Hi I’m Dr. Chris. Since 1894 we’ve celebrated National Labor Day every September with parades and picnics to honor the contributions the workforce makes to growth, productivity, and the well-being of the country.
We all embark on some kind of productivity in our life that is largely structured as “do this to get that”. Our successes reinforce our expectations that if we work hard enough we will be rewarded. It’s natural to expect some kind of a “payoff” for our efforts, though we all define payoffs differently. My definition changed when I tried gardening.
For years I had great expectations to grow big, red, juicy tomatoes. I tried planting them in gardens, in pots, from seeds, even fully grown bushes. I never got any tomatoes no matter what I tried. My expectations were unmet and I felt a little bit like a failure.
Where do expectations come from and how do they become so deeply ingrained in our pursuit of self-worth?
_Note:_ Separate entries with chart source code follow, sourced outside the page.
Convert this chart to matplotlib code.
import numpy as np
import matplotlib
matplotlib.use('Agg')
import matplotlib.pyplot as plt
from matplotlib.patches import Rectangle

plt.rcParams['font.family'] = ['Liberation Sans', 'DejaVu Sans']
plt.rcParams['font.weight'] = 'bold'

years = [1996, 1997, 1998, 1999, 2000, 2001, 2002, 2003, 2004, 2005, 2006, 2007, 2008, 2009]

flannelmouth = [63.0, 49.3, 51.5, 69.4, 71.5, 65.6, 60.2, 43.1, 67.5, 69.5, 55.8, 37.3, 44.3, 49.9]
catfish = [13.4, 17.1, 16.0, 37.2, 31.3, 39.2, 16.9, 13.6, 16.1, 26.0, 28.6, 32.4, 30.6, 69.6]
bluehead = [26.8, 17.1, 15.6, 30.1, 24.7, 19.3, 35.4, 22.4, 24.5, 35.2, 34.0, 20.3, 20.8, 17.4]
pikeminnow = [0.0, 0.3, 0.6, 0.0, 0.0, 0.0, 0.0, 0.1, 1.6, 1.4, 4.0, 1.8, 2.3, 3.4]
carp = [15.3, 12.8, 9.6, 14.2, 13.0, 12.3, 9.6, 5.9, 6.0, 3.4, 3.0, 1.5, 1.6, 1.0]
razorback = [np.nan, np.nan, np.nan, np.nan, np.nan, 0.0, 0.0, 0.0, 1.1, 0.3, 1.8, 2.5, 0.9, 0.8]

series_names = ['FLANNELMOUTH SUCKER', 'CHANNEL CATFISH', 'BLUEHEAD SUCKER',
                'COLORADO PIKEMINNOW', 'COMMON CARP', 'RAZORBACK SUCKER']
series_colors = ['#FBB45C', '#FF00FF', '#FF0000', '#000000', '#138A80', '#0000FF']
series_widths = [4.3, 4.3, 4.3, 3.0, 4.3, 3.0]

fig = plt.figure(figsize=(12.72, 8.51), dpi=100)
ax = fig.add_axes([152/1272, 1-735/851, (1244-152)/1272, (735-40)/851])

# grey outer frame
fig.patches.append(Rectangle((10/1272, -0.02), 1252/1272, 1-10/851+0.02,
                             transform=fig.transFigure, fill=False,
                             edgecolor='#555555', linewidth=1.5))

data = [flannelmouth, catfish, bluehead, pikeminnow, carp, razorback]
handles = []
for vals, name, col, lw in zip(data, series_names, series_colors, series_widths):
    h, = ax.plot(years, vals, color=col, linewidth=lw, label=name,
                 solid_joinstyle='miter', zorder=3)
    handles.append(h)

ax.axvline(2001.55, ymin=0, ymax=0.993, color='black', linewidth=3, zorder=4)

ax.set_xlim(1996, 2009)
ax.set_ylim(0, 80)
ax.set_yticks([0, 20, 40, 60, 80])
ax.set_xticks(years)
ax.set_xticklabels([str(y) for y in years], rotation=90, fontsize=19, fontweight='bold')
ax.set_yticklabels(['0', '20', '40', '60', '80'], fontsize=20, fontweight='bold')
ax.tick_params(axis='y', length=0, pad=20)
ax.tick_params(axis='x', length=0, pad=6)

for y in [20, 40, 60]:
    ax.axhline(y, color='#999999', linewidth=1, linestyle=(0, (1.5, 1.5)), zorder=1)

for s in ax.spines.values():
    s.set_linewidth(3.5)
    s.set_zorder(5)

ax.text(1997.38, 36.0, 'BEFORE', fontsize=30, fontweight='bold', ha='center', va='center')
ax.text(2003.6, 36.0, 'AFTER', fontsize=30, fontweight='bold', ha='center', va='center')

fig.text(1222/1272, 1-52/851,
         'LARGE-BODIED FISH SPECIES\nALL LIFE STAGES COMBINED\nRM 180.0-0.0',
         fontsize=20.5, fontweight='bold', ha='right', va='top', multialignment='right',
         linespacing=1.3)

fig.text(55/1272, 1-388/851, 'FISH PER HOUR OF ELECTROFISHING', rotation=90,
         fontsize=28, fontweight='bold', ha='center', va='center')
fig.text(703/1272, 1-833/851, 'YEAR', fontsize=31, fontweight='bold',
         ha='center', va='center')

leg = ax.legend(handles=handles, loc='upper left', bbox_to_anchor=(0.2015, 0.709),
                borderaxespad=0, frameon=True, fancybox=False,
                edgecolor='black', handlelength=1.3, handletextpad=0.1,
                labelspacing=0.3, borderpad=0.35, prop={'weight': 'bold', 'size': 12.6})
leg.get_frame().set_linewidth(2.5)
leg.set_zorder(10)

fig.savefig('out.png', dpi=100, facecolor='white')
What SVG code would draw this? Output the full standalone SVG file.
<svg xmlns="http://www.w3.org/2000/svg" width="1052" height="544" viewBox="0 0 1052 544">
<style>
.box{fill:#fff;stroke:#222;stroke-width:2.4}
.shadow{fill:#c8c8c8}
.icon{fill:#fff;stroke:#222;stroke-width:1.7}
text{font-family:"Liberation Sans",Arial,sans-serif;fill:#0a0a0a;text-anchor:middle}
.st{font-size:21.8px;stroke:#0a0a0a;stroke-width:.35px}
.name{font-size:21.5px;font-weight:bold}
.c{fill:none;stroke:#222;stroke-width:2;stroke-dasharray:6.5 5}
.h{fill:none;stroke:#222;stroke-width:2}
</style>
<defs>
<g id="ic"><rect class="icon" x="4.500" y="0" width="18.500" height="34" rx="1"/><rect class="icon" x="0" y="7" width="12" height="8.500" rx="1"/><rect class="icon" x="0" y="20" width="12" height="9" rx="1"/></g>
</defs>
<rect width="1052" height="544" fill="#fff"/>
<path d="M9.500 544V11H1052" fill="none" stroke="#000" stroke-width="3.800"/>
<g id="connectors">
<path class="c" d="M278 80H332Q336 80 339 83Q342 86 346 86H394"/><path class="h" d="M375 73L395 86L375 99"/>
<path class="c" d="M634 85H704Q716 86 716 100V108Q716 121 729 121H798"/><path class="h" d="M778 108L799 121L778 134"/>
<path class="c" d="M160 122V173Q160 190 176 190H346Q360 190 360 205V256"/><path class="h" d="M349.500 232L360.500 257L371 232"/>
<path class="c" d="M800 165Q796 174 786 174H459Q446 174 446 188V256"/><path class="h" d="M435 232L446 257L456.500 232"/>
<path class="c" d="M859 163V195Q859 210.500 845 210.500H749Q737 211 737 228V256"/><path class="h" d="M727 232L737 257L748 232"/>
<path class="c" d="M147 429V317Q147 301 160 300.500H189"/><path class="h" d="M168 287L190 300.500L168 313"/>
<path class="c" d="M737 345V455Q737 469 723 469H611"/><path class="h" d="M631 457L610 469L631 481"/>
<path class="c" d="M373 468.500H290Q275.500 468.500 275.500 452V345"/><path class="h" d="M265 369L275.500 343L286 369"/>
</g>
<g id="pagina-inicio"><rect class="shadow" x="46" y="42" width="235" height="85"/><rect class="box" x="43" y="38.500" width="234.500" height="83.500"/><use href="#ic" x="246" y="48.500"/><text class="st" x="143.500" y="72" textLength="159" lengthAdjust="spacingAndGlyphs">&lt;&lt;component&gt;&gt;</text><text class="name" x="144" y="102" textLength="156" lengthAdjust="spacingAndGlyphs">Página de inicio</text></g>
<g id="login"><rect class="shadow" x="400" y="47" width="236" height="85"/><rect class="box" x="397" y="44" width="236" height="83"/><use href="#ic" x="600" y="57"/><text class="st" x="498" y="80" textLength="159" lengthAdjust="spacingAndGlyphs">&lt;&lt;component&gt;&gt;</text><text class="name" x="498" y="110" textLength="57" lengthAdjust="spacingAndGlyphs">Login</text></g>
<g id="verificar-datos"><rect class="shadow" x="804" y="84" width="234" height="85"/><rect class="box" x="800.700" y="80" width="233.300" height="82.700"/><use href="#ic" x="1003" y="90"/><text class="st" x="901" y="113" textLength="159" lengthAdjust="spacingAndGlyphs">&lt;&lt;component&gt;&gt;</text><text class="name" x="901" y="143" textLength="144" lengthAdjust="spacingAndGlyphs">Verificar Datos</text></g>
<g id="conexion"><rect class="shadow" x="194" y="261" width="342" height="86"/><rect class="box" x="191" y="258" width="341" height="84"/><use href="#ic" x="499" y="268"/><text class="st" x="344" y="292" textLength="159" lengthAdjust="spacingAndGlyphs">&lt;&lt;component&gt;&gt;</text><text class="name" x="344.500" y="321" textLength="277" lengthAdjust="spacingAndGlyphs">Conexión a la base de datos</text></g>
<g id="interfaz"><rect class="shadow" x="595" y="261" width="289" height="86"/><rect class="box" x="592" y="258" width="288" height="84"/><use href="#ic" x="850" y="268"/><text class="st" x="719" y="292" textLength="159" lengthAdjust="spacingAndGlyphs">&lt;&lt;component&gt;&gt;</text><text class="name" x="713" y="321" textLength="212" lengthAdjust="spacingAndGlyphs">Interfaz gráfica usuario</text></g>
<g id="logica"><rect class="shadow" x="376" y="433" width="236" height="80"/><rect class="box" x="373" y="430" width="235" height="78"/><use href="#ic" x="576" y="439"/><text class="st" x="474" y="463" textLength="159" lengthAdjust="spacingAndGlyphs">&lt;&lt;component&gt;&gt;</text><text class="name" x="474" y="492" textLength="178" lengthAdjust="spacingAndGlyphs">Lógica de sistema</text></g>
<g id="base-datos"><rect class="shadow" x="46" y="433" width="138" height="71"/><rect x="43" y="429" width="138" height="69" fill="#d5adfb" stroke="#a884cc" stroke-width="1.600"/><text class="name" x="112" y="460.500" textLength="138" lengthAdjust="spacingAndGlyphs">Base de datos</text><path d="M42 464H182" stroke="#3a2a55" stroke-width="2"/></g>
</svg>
Parents, pastors, peers, and the voices in our head have persuaded us that if we do THIS we will get THAT. This can definitely motivate us, just as it can set us up for disappointment. And disappointment often begs the question, “Why risk being hurt or being a failure again?” Isn’t it easier, and safer, to lower our expectations or give up all together?
Well, here’s the secret I’ve found to dealing with disappointment. I’ve discovered a space in between what we expect and what we get. This space is mind-altering and life-changing. This space is called “NOW” – where we simply appreciate the life we have in that moment.
When we remember that our intrinsic value begins with who we are, and then is expressed with what we do, we are better able to enjoy this moment called NOW. This value is what God created in us and can never be taken away. It celebrates the journey of life. The phrase “Life is a journey not a destination” is found on t-shirts and coffee mugs.
It’s a really nice philosophy… I just don’t think we’re buying it yet.
I think we’re afraid that if we take our eye off the prize and actually start to enjoy the journey, we will lose momentum and live unambitious, ordinary lives.
Now, I LOVE meeting and exceeding expectations in life. But what happens when we don’t? Does the journey then seem like a mere consolation prize?
You will always feel like you’re settling for the journey until you claim it as a reward in of itself. Whether or not I end up with tomatoes, I’m savoring the moment called “Now” that gives me fresh air and friends with fresh produce at the farmer’s market.